CMU’s Mary Shaw: Software engineering must go beyond ‘frontier mentality’
To prevent failures like the Equifax breach, Carnegie Mellon’s Mary Shaw suggested that the software engineering field must move beyond the ‘frontier mentality’ and employ levels of assurance that will ensure public health, safety and welfare. Shaw, who is the Alan J. Perlis University Professor of Computer Science in the Institute for Software Research at Carnegie Mellon University, spoke as part of the Distinguished Lecture Series at Carnegie Mellon University in Qatar.
Shaw highlighted the extraordinary growth of the software engineering field, which began in 1968, by contrasting it with the history of civil engineering. She outlined how an engineering field begins as a craft, then, facing the challenges of production and commerce, begins to incorporate codified knowledge to become a professional practice.

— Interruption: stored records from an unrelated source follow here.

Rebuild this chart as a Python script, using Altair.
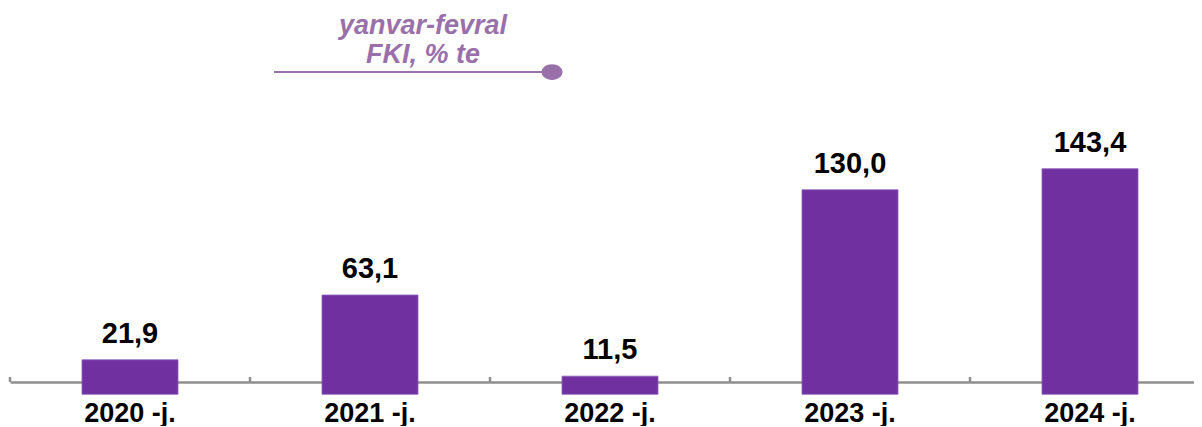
import altair as alt
import pandas as pd

years = ["2020 -j.", "2021 -j.", "2022 -j.", "2023 -j.", "2024 -j."]
values = [21.9, 63.1, 11.5, 130.0, 143.4]
labels = [f"{v:.1f}".replace(".", ",") for v in values]
title_lines = ["yanvar-fevral", "FKI, % te"]

df = pd.DataFrame({"year": years, "value": values, "label": labels})

W, H = 1184, 374
PURPLE = "#7030A0"
TITLE_C = "#9a70aa"
FONT = "Liberation Sans"
AXIS_C = "#8f8f8f"

xscale = alt.Scale(range=[0, 1200], paddingInner=0.6, paddingOuter=0.3)
xenc = alt.X("year:N", sort=years, scale=xscale,
             axis=alt.Axis(title=None, ticks=False, tickSize=0, labelAngle=0,
                           labelFont=FONT, labelFontSize=27, labelFontWeight="bold",
                           labelColor="#000000", labelPadding=18,
                           domainColor=AXIS_C, domainWidth=2.5, grid=False))
yscale = alt.Scale(domain=[7.8, 245.6], zero=False, nice=False)
yenc = alt.Y("value:Q", scale=yscale, axis=None)

base = alt.Chart(df)

bars = base.mark_bar(color=PURPLE, stroke="#8d5cbc", strokeWidth=0.8).encode(x=xenc, y=yenc)

text = base.mark_text(font=FONT, fontSize=29, fontWeight="bold", color="#000000",
                      baseline="alphabetic", dy=-17).encode(
    x=alt.X("year:N", sort=years, scale=xscale, axis=None),
    y=alt.Y("value:Q", scale=yscale), text="label:N")

# small upward ticks at the category boundaries
ticks = base.mark_rule(color=AXIS_C, strokeWidth=2.5).encode(
    x=alt.X("year:N", sort=years, bandPosition=0, axis=None,
            scale=alt.Scale(range=[0, 1200], paddingInner=0, paddingOuter=0)),
    y=alt.value(H - 5), y2=alt.value(H))

one = alt.Data(values=[{"a": 1}])
tstyle = dict(font=FONT, fontSize=27, fontWeight="bold", fontStyle="italic",
              color=TITLE_C, baseline="alphabetic", align="center")
t1 = alt.Chart(one).mark_text(**tstyle).encode(
    x=alt.value(413), y=alt.value(26), text=alt.value(title_lines[0]))
t2 = alt.Chart(one).mark_text(**tstyle).encode(
    x=alt.value(413), y=alt.value(55), text=alt.value(title_lines[1]))
line = alt.Chart(one).mark_rule(color=TITLE_C, strokeWidth=2.2).encode(
    x=alt.value(264), x2=alt.value(536), y=alt.value(64))
dot = alt.Chart(one).mark_point(
    shape="M -1 0 A 1 0.75 0 1 0 1 0 A 1 0.75 0 1 0 -1 0 Z",
    size=441, filled=True, color=TITLE_C, opacity=1).encode(
    x=alt.value(542), y=alt.value(64))

chart = alt.layer(bars, ticks, text, t1, t2, line, dot).resolve_scale(
    x="independent"
).properties(
    width=W, height=H,
    autosize=alt.AutoSizeParams(type="none"),
    padding={"left": 2, "top": 0, "right": 0, "bottom": 44},
).configure_view(stroke=None)

chart.save("out.html", embed_options={"renderer": "svg", "actions": False})
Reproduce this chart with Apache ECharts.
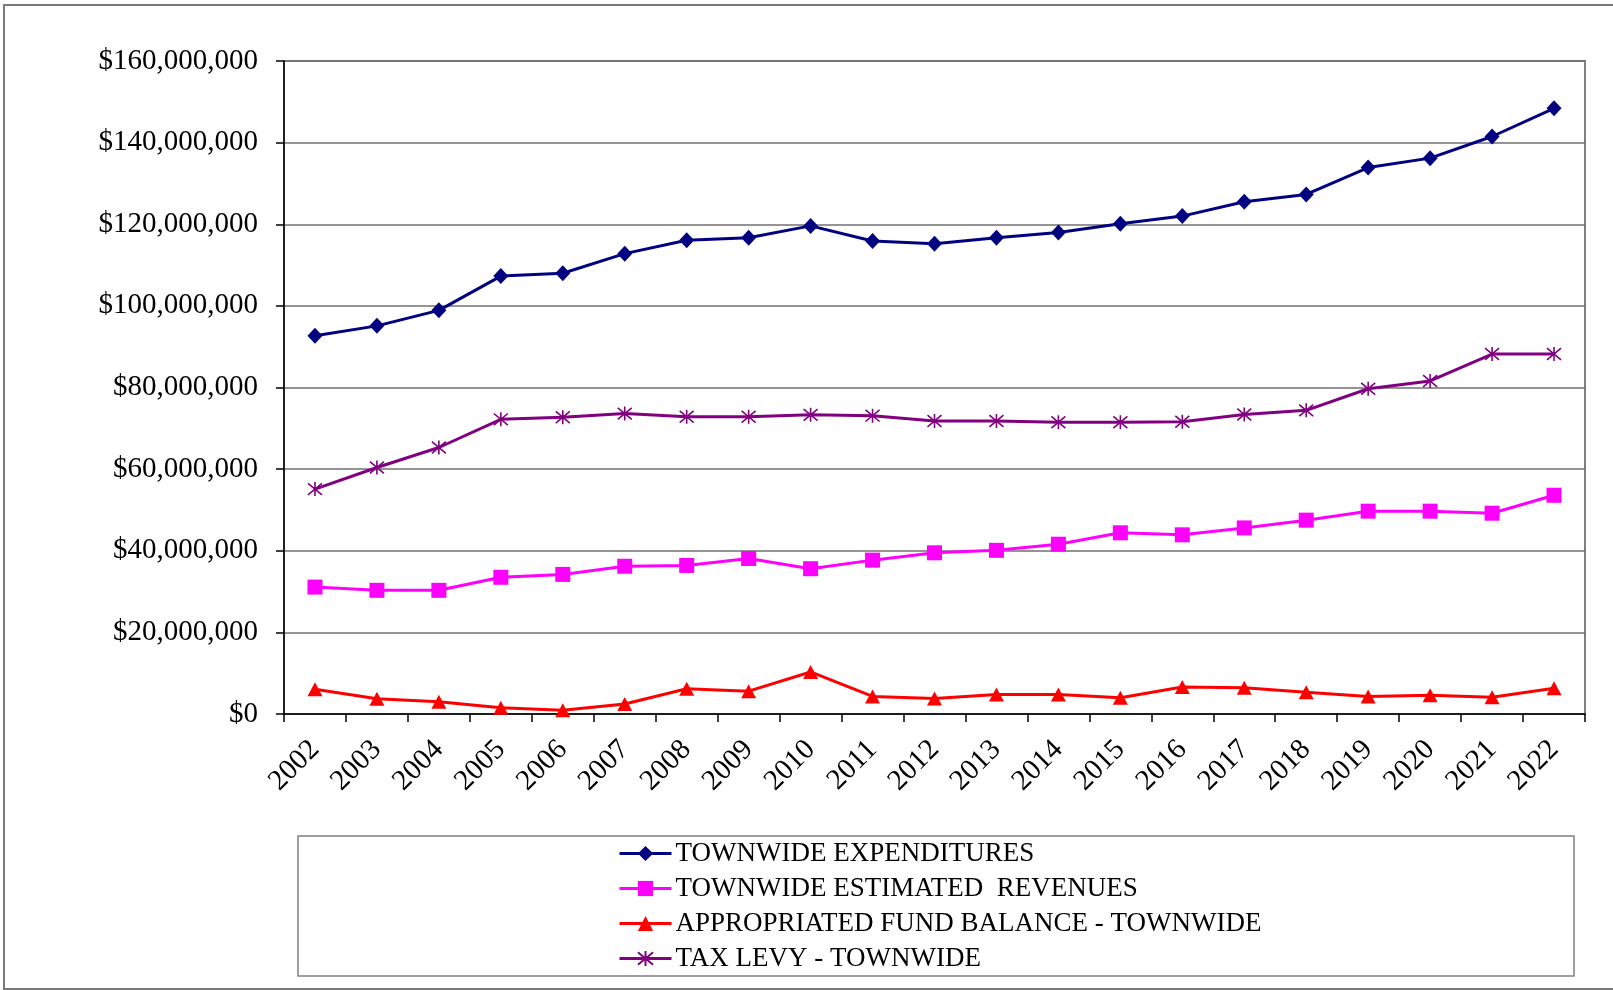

“Has software development reached the level of a professional engineering field? I think we are not quite there,” she said. “When you look at the software failures in the headlines, very many were caused because software developers were not doing what they were supposed to be doing.”
Among the challenges the field faces, Shaw noted that a large proportion of software developers are self-taught or taught on the job. “We need to educate self-taught developers, and give them the tools so they can do better.”
Professor Shaw is a leader in software engineering research, whose work on software architecture helped establish it as a recognized discipline. Selecting an appropriate architecture is now recognized as a critical step in the engineering of complex software systems.
Shaw’s presentation is the first A. Nico Habermann Distinguished Lecture in Computer Science for the 2017-18 academic year. The Distinguished Lecture Series features academic experts with backgrounds in a wide variety of disciplines. Distinguished lectures in computer science are named after A. Nico Habermann, a pioneer of computer science and the founding dean of the School of Computer Science at Carnegie Mellon University.